James Wetzel, PhD, Professor of Philosophy, is the first permanent holder of the Augustinian Chair in the Thought of Saint Augustine. Dr. Wetzel earned his BA from Princeton University and his PhD from Columbia University. Dr. Wetzel is broadly interested in the late antique transmission of Platonism, especially in Plotinus and Augustine, and in the implications of this tradition for philosophical conceptions of body, soul and spirit. More simply, his focus has been on the persistence of spirit in an imperfect world.

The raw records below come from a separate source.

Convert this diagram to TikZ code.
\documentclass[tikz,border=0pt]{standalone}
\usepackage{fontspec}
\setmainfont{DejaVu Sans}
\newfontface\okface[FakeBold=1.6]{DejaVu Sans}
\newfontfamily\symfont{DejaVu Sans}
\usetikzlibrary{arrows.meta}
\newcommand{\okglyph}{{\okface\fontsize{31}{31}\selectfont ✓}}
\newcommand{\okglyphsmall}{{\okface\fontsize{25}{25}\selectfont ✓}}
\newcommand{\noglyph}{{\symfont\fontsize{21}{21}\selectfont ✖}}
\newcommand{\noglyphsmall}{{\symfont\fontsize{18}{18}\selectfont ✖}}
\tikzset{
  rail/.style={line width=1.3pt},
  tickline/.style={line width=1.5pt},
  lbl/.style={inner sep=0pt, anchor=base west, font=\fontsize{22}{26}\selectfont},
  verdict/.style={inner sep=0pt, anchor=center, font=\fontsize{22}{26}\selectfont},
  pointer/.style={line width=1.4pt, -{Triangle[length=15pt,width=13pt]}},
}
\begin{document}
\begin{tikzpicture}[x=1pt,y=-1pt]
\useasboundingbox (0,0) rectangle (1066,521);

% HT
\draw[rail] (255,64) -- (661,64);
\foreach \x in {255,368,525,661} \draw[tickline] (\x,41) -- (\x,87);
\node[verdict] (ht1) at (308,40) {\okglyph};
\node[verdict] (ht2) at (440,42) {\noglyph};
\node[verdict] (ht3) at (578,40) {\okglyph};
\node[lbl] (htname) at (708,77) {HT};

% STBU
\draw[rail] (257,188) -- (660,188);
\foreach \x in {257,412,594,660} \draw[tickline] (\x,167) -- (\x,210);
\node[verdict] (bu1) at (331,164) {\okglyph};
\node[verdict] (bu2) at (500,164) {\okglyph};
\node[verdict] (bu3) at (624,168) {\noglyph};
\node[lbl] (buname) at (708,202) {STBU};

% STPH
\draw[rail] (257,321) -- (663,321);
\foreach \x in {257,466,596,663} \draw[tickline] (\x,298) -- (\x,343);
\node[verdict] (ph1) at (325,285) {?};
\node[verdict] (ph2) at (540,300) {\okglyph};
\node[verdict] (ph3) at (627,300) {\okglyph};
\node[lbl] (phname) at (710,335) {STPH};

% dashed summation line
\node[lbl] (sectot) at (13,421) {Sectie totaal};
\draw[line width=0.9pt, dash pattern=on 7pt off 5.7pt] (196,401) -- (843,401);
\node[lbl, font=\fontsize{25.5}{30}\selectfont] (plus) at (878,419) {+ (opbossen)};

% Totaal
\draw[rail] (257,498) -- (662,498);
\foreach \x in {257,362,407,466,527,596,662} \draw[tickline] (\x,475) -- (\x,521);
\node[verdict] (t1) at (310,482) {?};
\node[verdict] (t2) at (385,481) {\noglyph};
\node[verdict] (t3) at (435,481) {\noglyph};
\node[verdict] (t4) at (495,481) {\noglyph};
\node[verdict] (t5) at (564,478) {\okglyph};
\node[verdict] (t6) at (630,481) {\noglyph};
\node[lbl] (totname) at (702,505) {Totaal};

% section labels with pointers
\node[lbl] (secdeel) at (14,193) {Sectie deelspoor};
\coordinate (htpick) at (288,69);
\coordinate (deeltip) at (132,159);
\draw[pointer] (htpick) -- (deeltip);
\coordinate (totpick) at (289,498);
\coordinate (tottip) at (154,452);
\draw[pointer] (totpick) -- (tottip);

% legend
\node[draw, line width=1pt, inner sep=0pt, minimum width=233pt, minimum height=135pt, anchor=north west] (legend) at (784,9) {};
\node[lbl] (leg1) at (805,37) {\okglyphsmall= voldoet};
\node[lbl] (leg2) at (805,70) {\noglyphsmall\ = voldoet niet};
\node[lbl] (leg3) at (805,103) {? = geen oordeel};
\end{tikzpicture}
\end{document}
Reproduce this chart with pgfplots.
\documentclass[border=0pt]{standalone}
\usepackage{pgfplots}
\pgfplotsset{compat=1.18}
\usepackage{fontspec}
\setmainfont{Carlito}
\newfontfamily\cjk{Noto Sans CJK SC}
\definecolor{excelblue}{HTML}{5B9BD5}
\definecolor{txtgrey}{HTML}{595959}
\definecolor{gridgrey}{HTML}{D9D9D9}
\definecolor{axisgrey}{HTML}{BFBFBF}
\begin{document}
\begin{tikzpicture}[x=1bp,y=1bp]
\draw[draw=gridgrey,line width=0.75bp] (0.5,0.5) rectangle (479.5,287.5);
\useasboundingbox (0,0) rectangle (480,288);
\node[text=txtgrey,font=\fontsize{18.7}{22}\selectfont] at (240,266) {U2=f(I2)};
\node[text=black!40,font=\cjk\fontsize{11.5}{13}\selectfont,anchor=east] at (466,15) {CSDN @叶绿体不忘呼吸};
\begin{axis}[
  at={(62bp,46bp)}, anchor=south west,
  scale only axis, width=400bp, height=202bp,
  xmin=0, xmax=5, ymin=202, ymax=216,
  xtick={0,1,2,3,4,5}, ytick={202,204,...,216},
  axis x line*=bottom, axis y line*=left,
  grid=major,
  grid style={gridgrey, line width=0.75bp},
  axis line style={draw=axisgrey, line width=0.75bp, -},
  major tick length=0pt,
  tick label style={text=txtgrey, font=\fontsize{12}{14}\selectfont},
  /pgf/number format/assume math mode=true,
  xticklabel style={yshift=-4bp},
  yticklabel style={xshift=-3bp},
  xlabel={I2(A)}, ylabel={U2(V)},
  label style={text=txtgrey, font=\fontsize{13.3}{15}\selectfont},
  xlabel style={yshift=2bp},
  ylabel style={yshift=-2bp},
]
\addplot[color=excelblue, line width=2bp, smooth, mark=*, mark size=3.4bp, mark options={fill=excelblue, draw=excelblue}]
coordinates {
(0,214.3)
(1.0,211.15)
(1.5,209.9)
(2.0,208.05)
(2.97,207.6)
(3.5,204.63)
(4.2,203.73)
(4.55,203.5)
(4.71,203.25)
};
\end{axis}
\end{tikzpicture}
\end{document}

His major publications have centered on Augustine and Augustinian Platonism. These include Augustine and the Limits of Virtue (Cambridge, 1992), Augustine: A Guide for the Perplexed (Continuum, 2010) and Parting Knowledge: Essays After Augustine (Cascade, 2013). He is both editor of and contributor to City of God: A Critical Guide (Cambridge, 2012), and in September of 2012 he delivered the Saint Augustine Lecture, a venerable Villanova tradition, on “A Tangle of Two Cities.” He is currently working on a book for Oxford’s new series on Philosophy as a Way of Life.

Prior to joining the Villanova faculty in 2005, Dr. Wetzel taught for the better part of two decades at Colgate University and finished his tenure there as chair of the then joint Department of Philosophy and Religion. Over the years he has held visiting appointments at the University of Notre Dame, Brown University, and Princeton University, and in 2001-2002, he served as Senior Fellow and Eli Lilly Distinguished Lecturer in Christian Thought and Practice at Princeton’s Center for the Study of Religion.

In 2014 Dr. Wetzel received the Veritas Award for Research Excellence from Villanova University’s College of Liberal Arts and Sciences, and in May of 2015 he was recognized by the Latin American Cultural Exchange Organization for his dedication and service to his students at SCI Graterford. In 2020 he delivered the St. Thomas Aquinas lecture at Hoger Instituut voor Wijsbegeerte, KU Leuven, Belgium: “Notes on the Ragtag Redemption of Language: Augustine’s De magistro.”  

About the Augustinian Endowed Chair in the Thought of St. Augustine

The Augustinian Chair in the Thought of St. Augustine was established by the Augustinians of the Province of St. Thomas of Villanova.